DHUM 25A21 - Happiness, Health, and Well-Being: Practical Philosophy – Ancient and Modern
Our current moment is typified by a proliferating set of crises. We find ourselves besieged by inter alia COVID, terrorism, climate change, technological accelerationism, economic precariousness, nativism and populism, rampant inequality and the real and symbolic violence that accompanies it. Faced with this, we need to rethink how philosophy can give us the conceptual tools needed to tarry with the complexities of individual/social life. Perhaps, we can rediscover philosophy as a way of life and the political vocation of philosophy.
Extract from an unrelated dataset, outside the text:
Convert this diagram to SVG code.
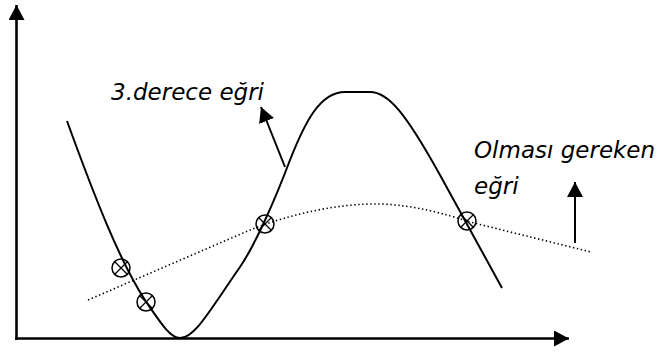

Perhaps, we can return to philosophy's original ambition - the quest for human flourishing.
This course performs micro-genealogies of various strands of “practical philosophy” and “philosophical practice,” both ancient and modern. Practical philosophy is not “simple” and we will remain rigorous in our inquiry into the “big problems:” What is the happiness and the good life? Happiness…at what expense? What is the origin of suffering? What is justice? What is beauty? What is love? What constitutes social health? What are the conditions for freedom? What is my relationship to reason and feelings? What is a body? What is my nature and my place in nature? What constitutes my responsibility to the other? How are my anxieties embedded in socio-historical conditions? What is the future? How do I engage with death, illness, and finitude? Should I eat my dog etc.?
This course will not make you happy. Rather it is designed to critically examine, how happiness has been imagined in the past and the present (from virtue and duty to wellness and bliss
Sondip MUKHERJEE
Séminaire
English
General Background in Humanities and Social Sciences
Autumn 2022-2023
Participation, Mid-term and Final Papers.
-15% participation and engagement,
-42.5% Mid-term paper
-42.5% Final paper.
N.B.: All Readings will be directly sent to students in PDF form. There are no texts to purchase for this class.